→ **Exercise**
Return precisely the span of lines from the top of the material below to the line containing "(0,0) rectangle (1094,529);", both included. Pictures are excluded.

┄┄┄┄┄┄

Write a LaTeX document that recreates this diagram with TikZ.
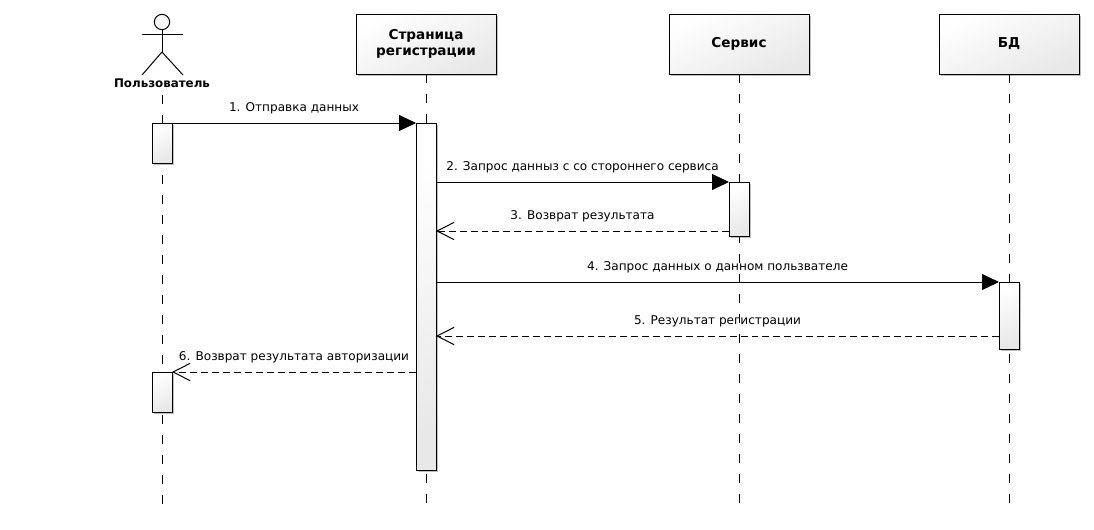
\documentclass[tikz,border=0pt]{standalone}
\usepackage{fontspec}
\setmainfont{DejaVu Sans}
\usetikzlibrary{arrows.meta,shadows}

\tikzset{
  shade box/.style={draw,line width=0.75pt,top color=white,bottom color=black!9,shading angle=25,
    drop shadow={shadow xshift=1.8pt,shadow yshift=-1.8pt,opacity=.25,fill=black}},
  headbox/.style={shade box,minimum width=105pt,minimum height=45pt,inner sep=0pt,outer sep=0pt,
    align=center,font=\bfseries\fontsize{10.2}{12}\selectfont},
  actbox/.style={shade box,anchor=north,minimum width=15pt,inner sep=0pt,outer sep=0pt},
  lifeline/.style={line width=0.75pt,dash pattern=on 7.1pt off 7.9pt},
  msgtext/.style={midway,above=6.4pt,inner sep=0pt,font=\fontsize{9.05}{11}\selectfont},
  callmsg/.style={line width=0.75pt,-{Triangle[length=12.75pt,width=12pt]}},
  backmsg/.style={line width=0.75pt,dash pattern=on 5.2pt off 3pt,-{Straight Barb[length=12.75pt,width=13pt]}}
}

\begin{document}
\begin{tikzpicture}[x=0.75pt,y=-0.75pt]
  \useasboundingbox (0,0) rectangle (1094,529);

  \coordinate (userTop) at (162,95);
  \coordinate (userEnd) at (162,505);
  \coordinate (pageEnd) at (426,505);
  \coordinate (serviceEnd) at (739.5,505);
  \coordinate (dbEnd) at (1009,505);

  \node[headbox] (page) at (426,44) {Страница\\регистрации};
  \node[headbox] (service) at (739,44) {Сервис};
  \node[headbox] (db) at (1009,44) {БД};

  \draw[lifeline] (userTop) -- (userEnd);
  \draw[lifeline] (page.south) -- (pageEnd);
  \draw[lifeline] (service.south -| serviceEnd) -- (serviceEnd);
  \draw[lifeline] (db.south) -- (dbEnd);

  \node[actbox,minimum height=30pt] (userA) at (162,123) {};
  \node[actbox,minimum height=260.25pt] (pageA) at (426,123) {};
  \node[actbox,minimum height=40.5pt] (serviceA) at (739,182) {};
  \node[actbox,minimum height=50.25pt] (dbA) at (1009,282) {};
  \node[actbox,minimum height=30pt] (userB) at (162,372) {};

  \node[circle,draw,line width=0.75pt,fill=black!3,inner sep=0pt,outer sep=0pt,minimum size=11.5pt] (head) at (162,22) {};
  \coordinate (hip) at (162,52);
  \coordinate (armL) at (142,34);
  \coordinate (armR) at (183,34);
  \coordinate (legL) at (142,75);
  \coordinate (legR) at (183,75);
  \draw[line width=0.75pt] (head.south) -- (hip);
  \draw[line width=0.75pt] (armL) -- (armR);
  \draw[line width=0.75pt] (legL) -- (hip) -- (legR);
  \node[font=\bfseries\fontsize{8.9}{11}\selectfont,inner sep=0pt] (user) at (162,83) {Пользователь};

  \coordinate (m2) at (0,182);
  \coordinate (m3) at (0,231);
  \coordinate (m4) at (0,282);
  \coordinate (m5) at (0,336);

  \draw[callmsg] (userA.north east) -- node[msgtext] (t1) {1. Отправка данных} (pageA.north west);
  \draw[callmsg] (pageA.east |- m2) -- node[msgtext] (t2) {2. Запрос данныз с со стороннего сервиса} (serviceA.north west);
  \draw[backmsg] (serviceA.west |- m3) -- node[msgtext] (t3) {3. Возврат результата} (pageA.east |- m3);
  \draw[callmsg] (pageA.east |- m4) -- node[msgtext] (t4) {4. Запрос данных о данном пользвателе} (dbA.north west);
  \draw[backmsg] (dbA.west |- m5) -- node[msgtext] (t5) {5. Результат регистрации} (pageA.east |- m5);
  \draw[backmsg] (pageA.west |- userB.north) -- node[msgtext] (t6) {6. Возврат результата авторизации} (userB.north east);
\end{tikzpicture}
\end{document}
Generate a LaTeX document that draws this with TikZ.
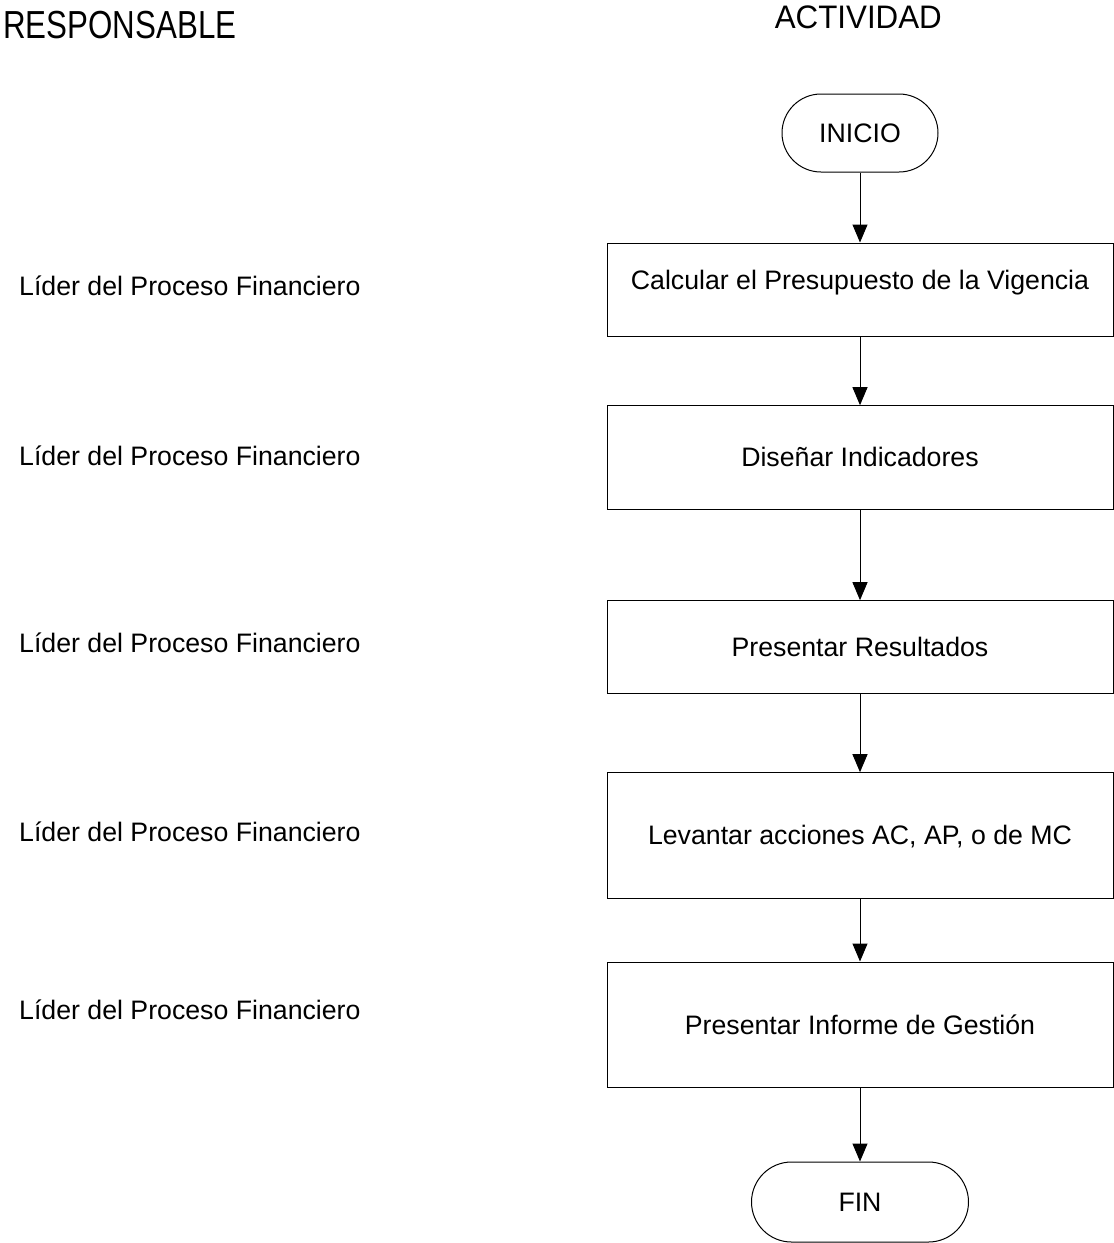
\documentclass[tikz,border=0pt]{standalone}
\usepackage{fontspec}
\setmainfont{Liberation Sans}
\usetikzlibrary{arrows.meta}
\begin{document}
\begin{tikzpicture}[x=1pt,y=-1pt,
  body/.style={font=\fontsize{26.7pt}{32pt}\selectfont, text height=19.1pt, text depth=0pt},
  head/.style={font=\fontsize{31.3pt}{36pt}\selectfont, inner sep=0pt},
  role/.style={body, inner sep=0pt, anchor=west},
  actbox/.style={body, draw, line width=1pt, minimum width=506pt, inner sep=0pt},
  term/.style={body, draw, line width=1pt, inner sep=0pt},
  flow/.style={line width=1pt, -{Triangle[length=18pt,width=15pt]}}
]
\path[use as bounding box] (0,0) rectangle (1114,1243);

\node[head, anchor=base west] (hr) at (3,38.3) {\scalebox{1}[1.25]{RESPONSABLE}};
\node[head, anchor=base] (ha) at (858.3,28.3) {\scalebox{1}[1.04]{ACTIVIDAD}};

\node[term, rounded corners=39pt, minimum width=156pt, minimum height=78pt] (ini) at (860,133) {INICIO};
\node[actbox, minimum height=93pt, text depth=20pt] (a1) at (860,289.5) {Calcular el Presupuesto de la Vigencia};
\node[actbox, minimum height=103.3pt] (a2) at (860,457.35) {Diseñar Indicadores};
\node[actbox, minimum height=92.3pt] (a3) at (860,646.85) {Presentar Resultados};
\node[actbox, minimum height=125.3pt] (a4) at (860,835.35) {Levantar acciones AC, AP, o de MC};
\node[actbox, minimum height=125pt] (a5) at (860,1024.5) {Presentar Informe de Gestión};
\node[term, rounded corners=40pt, minimum width=217pt, minimum height=80pt] (fin) at (860,1202) {FIN};

\node[role] (r1) at (19,286) {Líder del Proceso Financiero};
\node[role] (r2) at (19,456) {Líder del Proceso Financiero};
\node[role] (r3) at (19,643) {Líder del Proceso Financiero};
\node[role] (r4) at (19,832) {Líder del Proceso Financiero};
\node[role] (r5) at (19,1010) {Líder del Proceso Financiero};

\draw[flow] (ini) -- (a1);
\draw[flow] (a1) -- (a2);
\draw[flow] (a2) -- (a3);
\draw[flow] (a3) -- (a4);
\draw[flow] (a4) -- (a5);
\draw[flow] (a5) -- (fin);
\end{tikzpicture}
\end{document}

┄┄┄┄┄┄

→ **Final result**
Write a LaTeX document that recreates this diagram with TikZ.
\documentclass[tikz,border=0pt]{standalone}
\usepackage{fontspec}
\setmainfont{DejaVu Sans}
\usetikzlibrary{arrows.meta,shadows}

\tikzset{
  shade box/.style={draw,line width=0.75pt,top color=white,bottom color=black!9,shading angle=25,
    drop shadow={shadow xshift=1.8pt,shadow yshift=-1.8pt,opacity=.25,fill=black}},
  headbox/.style={shade box,minimum width=105pt,minimum height=45pt,inner sep=0pt,outer sep=0pt,
    align=center,font=\bfseries\fontsize{10.2}{12}\selectfont},
  actbox/.style={shade box,anchor=north,minimum width=15pt,inner sep=0pt,outer sep=0pt},
  lifeline/.style={line width=0.75pt,dash pattern=on 7.1pt off 7.9pt},
  msgtext/.style={midway,above=6.4pt,inner sep=0pt,font=\fontsize{9.05}{11}\selectfont},
  callmsg/.style={line width=0.75pt,-{Triangle[length=12.75pt,width=12pt]}},
  backmsg/.style={line width=0.75pt,dash pattern=on 5.2pt off 3pt,-{Straight Barb[length=12.75pt,width=13pt]}}
}

\begin{document}
\begin{tikzpicture}[x=0.75pt,y=-0.75pt]
  \useasboundingbox (0,0) rectangle (1094,529);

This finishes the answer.